-- Recorded data --
-- -- --
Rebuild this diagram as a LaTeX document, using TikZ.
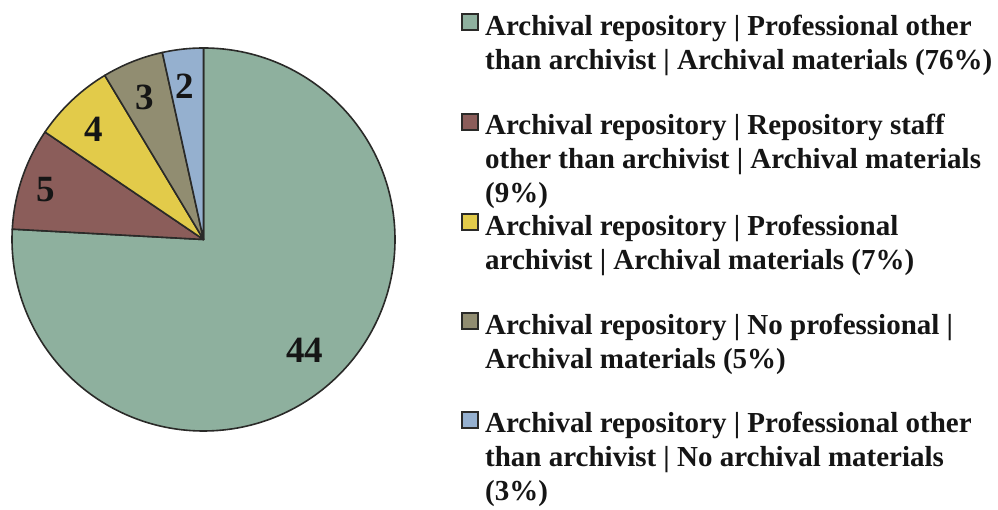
\documentclass[tikz,border=0pt]{standalone}
\usepackage{fontspec}
\setmainfont{Liberation Serif}
\definecolor{sliceA}{HTML}{8EB09E}
\definecolor{sliceB}{HTML}{8B5D5A}
\definecolor{sliceC}{HTML}{E2CB4A}
\definecolor{sliceD}{HTML}{918D71}
\definecolor{sliceE}{HTML}{95B0CF}
\definecolor{edge}{HTML}{2A2A28}
\definecolor{ink}{HTML}{151515}
\tikzset{
  wedge/.style={draw=edge, line width=1.6pt, line join=round},
  countlabel/.style={font=\bfseries\fontsize{37}{37}\selectfont, text=ink, inner sep=0pt},
  % anchored at the baseline of the last line of each entry
  legendtext/.style={font=\bfseries\fontsize{29}{34}\selectfont, text=ink, align=left,
                     anchor=base west, inner sep=0pt},
  legendkey/.style={draw=edge, line width=1.4pt},
}
\begin{document}
\begin{tikzpicture}[x=1pt,y=1pt]
  \useasboundingbox (0,0) rectangle (998,510);
  \coordinate (c) at (203.5,270.5);
  \def\r{191.5}
  % pie slices: 44, 5, 4, 3, 2 of 58, clockwise from the top
  \filldraw[wedge, fill=sliceA] (c) -- ++(90:\r) arc[start angle=90, end angle=-183.103, radius=\r] -- cycle;
  \filldraw[wedge, fill=sliceB] (c) -- ++(176.897:\r) arc[start angle=176.897, end angle=145.862, radius=\r] -- cycle;
  \filldraw[wedge, fill=sliceC] (c) -- ++(145.862:\r) arc[start angle=145.862, end angle=121.034, radius=\r] -- cycle;
  \filldraw[wedge, fill=sliceD] (c) -- ++(121.034:\r) arc[start angle=121.034, end angle=102.414, radius=\r] -- cycle;
  \filldraw[wedge, fill=sliceE] (c) -- ++(102.414:\r) arc[start angle=102.414, end angle=90, radius=\r] -- cycle;
  % counts
  \node[countlabel] (n44) at (304.5,159.5) {44};
  \node[countlabel] (n5)  at (46,320) {5};
  \node[countlabel] (n4)  at (93.5,381) {4};
  \node[countlabel] (n3)  at (145,412.5) {3};
  \node[countlabel] (n2)  at (185,424) {2};
  % legend
  \draw[legendkey, fill=sliceA] (462,480) rectangle (478,496);
  \node[legendtext] (l1) at (485,440) {Archival repository | Professional other\\than archivist | Archival materials (76\%)};
  \draw[legendkey, fill=sliceB] (462,380) rectangle (478,396);
  \node[legendtext] (l2) at (485,307) {Archival repository | Repository staff\\other than archivist | Archival materials\\(9\%)};
  \draw[legendkey, fill=sliceC] (462,280) rectangle (478,296);
  \node[legendtext] (l3) at (485,240) {Archival repository | Professional\\archivist | Archival materials (7\%)};
  \draw[legendkey, fill=sliceD] (462,181) rectangle (478,197);
  \node[legendtext] (l4) at (485,141) {Archival repository | No professional |\\Archival materials (5\%)};
  \draw[legendkey, fill=sliceE] (462,82) rectangle (478,98);
  \node[legendtext] (l5) at (485,9) {Archival repository | Professional other\\than archivist | No archival materials\\(3\%)};
\end{tikzpicture}
\end{document}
-- -- --
-- Set task --
Without the pictures, write out all of the material exactly.

-- Exercise response --
Rebuild this diagram as a LaTeX document, using TikZ.
\documentclass[tikz,border=0pt]{standalone}
\usepackage{fontspec}
\setmainfont{Liberation Serif}
\definecolor{sliceA}{HTML}{8EB09E}
\definecolor{sliceB}{HTML}{8B5D5A}
\definecolor{sliceC}{HTML}{E2CB4A}
\definecolor{sliceD}{HTML}{918D71}
\definecolor{sliceE}{HTML}{95B0CF}
\definecolor{edge}{HTML}{2A2A28}
\definecolor{ink}{HTML}{151515}
\tikzset{
  wedge/.style={draw=edge, line width=1.6pt, line join=round},
  countlabel/.style={font=\bfseries\fontsize{37}{37}\selectfont, text=ink, inner sep=0pt},
  % anchored at the baseline of the last line of each entry
  legendtext/.style={font=\bfseries\fontsize{29}{34}\selectfont, text=ink, align=left,
                     anchor=base west, inner sep=0pt},
  legendkey/.style={draw=edge, line width=1.4pt},
}
\begin{document}
\begin{tikzpicture}[x=1pt,y=1pt]
  \useasboundingbox (0,0) rectangle (998,510);
  \coordinate (c) at (203.5,270.5);
  \def\r{191.5}
  % pie slices: 44, 5, 4, 3, 2 of 58, clockwise from the top
  \filldraw[wedge, fill=sliceA] (c) -- ++(90:\r) arc[start angle=90, end angle=-183.103, radius=\r] -- cycle;
  \filldraw[wedge, fill=sliceB] (c) -- ++(176.897:\r) arc[start angle=176.897, end angle=145.862, radius=\r] -- cycle;
  \filldraw[wedge, fill=sliceC] (c) -- ++(145.862:\r) arc[start angle=145.862, end angle=121.034, radius=\r] -- cycle;
  \filldraw[wedge, fill=sliceD] (c) -- ++(121.034:\r) arc[start angle=121.034, end angle=102.414, radius=\r] -- cycle;
  \filldraw[wedge, fill=sliceE] (c) -- ++(102.414:\r) arc[start angle=102.414, end angle=90, radius=\r] -- cycle;
  % counts
  \node[countlabel] (n44) at (304.5,159.5) {44};
  \node[countlabel] (n5)  at (46,320) {5};
  \node[countlabel] (n4)  at (93.5,381) {4};
  \node[countlabel] (n3)  at (145,412.5) {3};
  \node[countlabel] (n2)  at (185,424) {2};
  % legend
  \draw[legendkey, fill=sliceA] (462,480) rectangle (478,496);
  \node[legendtext] (l1) at (485,440) {Archival repository | Professional other\\than archivist | Archival materials (76\%)};
  \draw[legendkey, fill=sliceB] (462,380) rectangle (478,396);
  \node[legendtext] (l2) at (485,307) {Archival repository | Repository staff\\other than archivist | Archival materials\\(9\%)};
  \draw[legendkey, fill=sliceC] (462,280) rectangle (478,296);
  \node[legendtext] (l3) at (485,240) {Archival repository | Professional\\archivist | Archival materials (7\%)};
  \draw[legendkey, fill=sliceD] (462,181) rectangle (478,197);
  \node[legendtext] (l4) at (485,141) {Archival repository | No professional |\\Archival materials (5\%)};
  \draw[legendkey, fill=sliceE] (462,82) rectangle (478,98);
  \node[legendtext] (l5) at (485,9) {Archival repository | Professional other\\than archivist | No archival materials\\(3\%)};
\end{tikzpicture}
\end{document}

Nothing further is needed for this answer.